Col. 1. Available at: (last visited July 20, 2006) (Justice Department has issued a new authoritative ruling that limits who can be criminally prosecuted for HIPAA violations).  


Courts are beginning to struggle to integrate HIPAA into the framework of other sources of disclosure/confidentiality obligations. See e.g., Smith v. American Home Products Corp. Wyeth-Ayerst Pharmaceutical, 855 A.2d 608 (N.J. Super. L. 2003) (discussing interaction of HIPAA with state discovery rules).


Not surprisingly, HIPAA’s scope has resulted in numerous commentaries.  For examples see:  


Diane Kutzko et al., HIPAA in Real Time: Practical Implications of the Federal Privacy Rule, 51 Drake L. Rev. 403 (2003); Marie C. Pollio, The Inadequacy of HIPAA’s Privacy Rule: the Plain Language Notice of Privacy Practices and Patient Understanding, 50 N.Y.U. Ann. Surv. Am. L. 579 (2004) (critiques the plain language requirements of the HIPAA Privacy Rule); David R. Morantz, HIPAA’s Headaches: A Call for a First Amendment Exception to the Newly Enacted Health Care Privacy Rules, 53 U. Kan. L. Rev. 479 (2005); June Mary Zekan Makdisi, Commercial Use of Protected Health Information under HIPAA’s Privacy Rule: Reasonable Disclosure or Disguised Marketing, 82 Neb. L. Rev. 741 (2004); Meredith Kapushion, Hungry, Hungry HIPAA: When Privacy Regulations Go too Far, 31 Fordham Urb. L. J. 1483 (2004); Jennifer Guthrie, Time is Running Out – The Burdens and Challenges of HIPAA Compliance: A Look at the Preemption Analysis, the “Minimum Necessary” Standard, and the Notice of Privacy Practices, 12 Ann. Health L. 143 (2003).
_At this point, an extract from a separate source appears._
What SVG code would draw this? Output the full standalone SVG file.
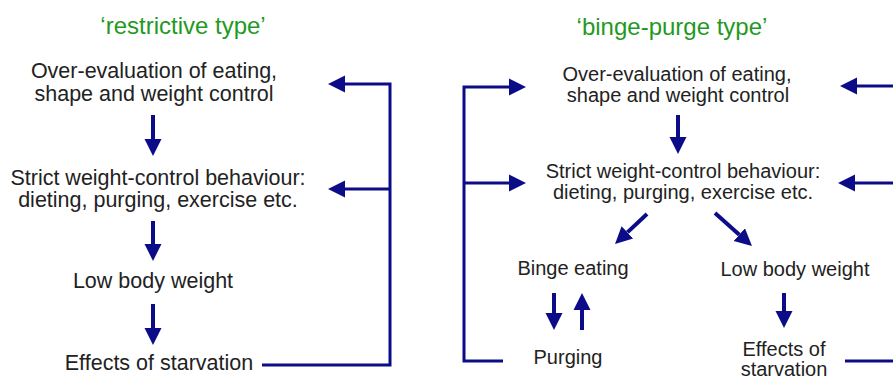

Note 5.  Confidentiality as a Rule of Evidence.


Ralph Ruebner & Leslie Ann Reis, Hippocrates to HIPAA: a Foundation for a Federal Physician-Patient Privilege, 77 Temp. L. Rev. 505 (2004) (calls for a federal physician-patient privilege and discusses the foundation for that privilege).


For a discussion of why pregnancy tests done at Planned Parenthood clinics should be confidential and not obtainable by subpoena during criminal investigations into deaths and abandonment of newborns, see: Melissa O’Neill, Ohio’s Patient-Physician Privilege: Whether Planned Parenthood is a Protected Party, 17 J. L. & Health 297 (2003).


There is no dangerous-patient exception to the federal psychotherapist-patient testimonial privilege even though the psychotherapist may have the statutory discretion to disclose confidential information about the patient to prevent harm to a third party or to the patient. U.S. v. Chase, 340 F. 3d 978 (9th Cir. 2003).


Note 6.  Waiver and other Exceptions.


Suesbury v. Caceres, 840 A.2d 1285 (D.C. App. 2004) (physicians disclosure of information to a physician colleague in the same office “in the course of dealing with a matter related to the operation of that office” was not an "unconsented, unprivileged disclosure to a third party”).


NEW NOTE 10. Disclosure of Information about Health Care Providers.


Courts sometimes strike down statutes designed to protect the confidentiality of health providers. See: Public Citizen Inc. v. U.S. Dept of Health and Human Services, 332 F.3d 654 (D.C. Cir. 2003) (invalidating regulations and manual which prohibited disclosure of substantive disposition of PRO review when beneficiary's physicians did not consent).